I think that what is being given is advice rather than pushback. The issue is that addressing the root issue must be done via a PEP (Python Enhancement Proposal), and it would be on someone actually experiencing the pain to dedicate the time to that. Which you can totally do! I have made it through that process recently and I have lots of positive things to say about it. But you’re not going to just see an issue like this, point it out, and have someone else go “good point! let’s fix it immediately” and submit a PR. Especially here, where this would affect lots of tools, and where this was deliberately disallowed on the PEP that introduced Annotated.

alicederyn · March 14, 2024, 4:07pm

Incidentally, I’m curious why you want to use Annotated at all? As in, why not propose a mechanism whereby you can use a non-type annotation directly and have type checkers ignore it? Perhaps a base class that serves to tag them.

nonagon · March 14, 2024, 4:35pm

Cool yes I’d be more than happy to create a PEP. I figured that would be required at some point. I was just surprised that so many people (in other forums) considered my applications to be orthogonal to the intended use of type annotations. To me they’re all analogous to other use cases that are out there (e.g. the dataclass issues I described above), and there’s no satisfying way to circumvent the requirement that a formal type be specified to invoke the annotation syntax.

I’ve tried a long list of things to avoid Annotated. They all work to some extent, but for example a common base class isn’t great when many of my variables are simple integer or string literals. So if I’m used to writing timeout = 30 then it’s hard to be happy with timeout = SomeIntDerivative(30) in terms of simplicity or clarity.

I think conceptually the metadata belongs with the name at definition time and most of the workarounds involve doing something to tag the value.

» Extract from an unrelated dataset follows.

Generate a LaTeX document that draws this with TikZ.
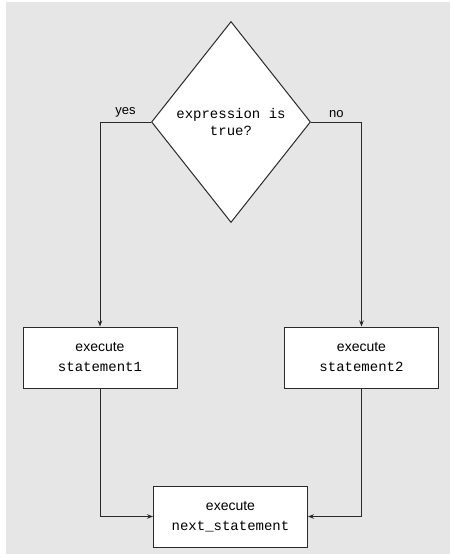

lawsonjl · March 14, 2024, 5:17pm

I don’t think the suggestion of a single-arg Annotated[Value] is a good idea, because it looks too much like it means Annotated[Type] - a type annotated with 0 values. Probably nobody would intentionally write something like that, but it could conceivably come up in a synthesized type.^[1] And you’d have to decide if type checkers should interpret that as an explicit Any, or if they’re allowed to use type inference there.

The “transparent type” (typing.Infer, maybe?) is a much better idea, because it composes with what’s already available instead of adding a special case to an already fairly-special form. I think it should mean “whatever type the type checker would have inferred, had there not been an annotation here”.

Kind of like how Union[T] could appear from a construction like def one_of(*values: *Ts) -> Union[*Ts]: ... ↩︎

alicederyn · March 14, 2024, 5:21pm

To be clear, I meant a PEP proposing a common base class for non-type-related annotations, so you can just do your original ideal code:

Default here would inherit from this hypothetical base class.

My main concern with this proposal is that it only solves the single annotation case. What if I need two? I’m back to requiring Any again

nonagon · March 14, 2024, 6:02pm

Hmm yes I was hesitant to propose anything specific since names are so hard to get right for this stuff. How about Annotation[...] (i.e. takes multiple args for multiple annotations, although single-arg ones could be union’d I suppose) which is simply the annotation part of Annotated without the type? That way it doesn’t invoke any types at all:

timeout: Annotation[range(0, 30)] = 20

and then I’d alias it in this particular case (type Default = Annotation[SomeSentinelClass]) but I think it would support all of the cases I’ve seen in my code and in public libraries.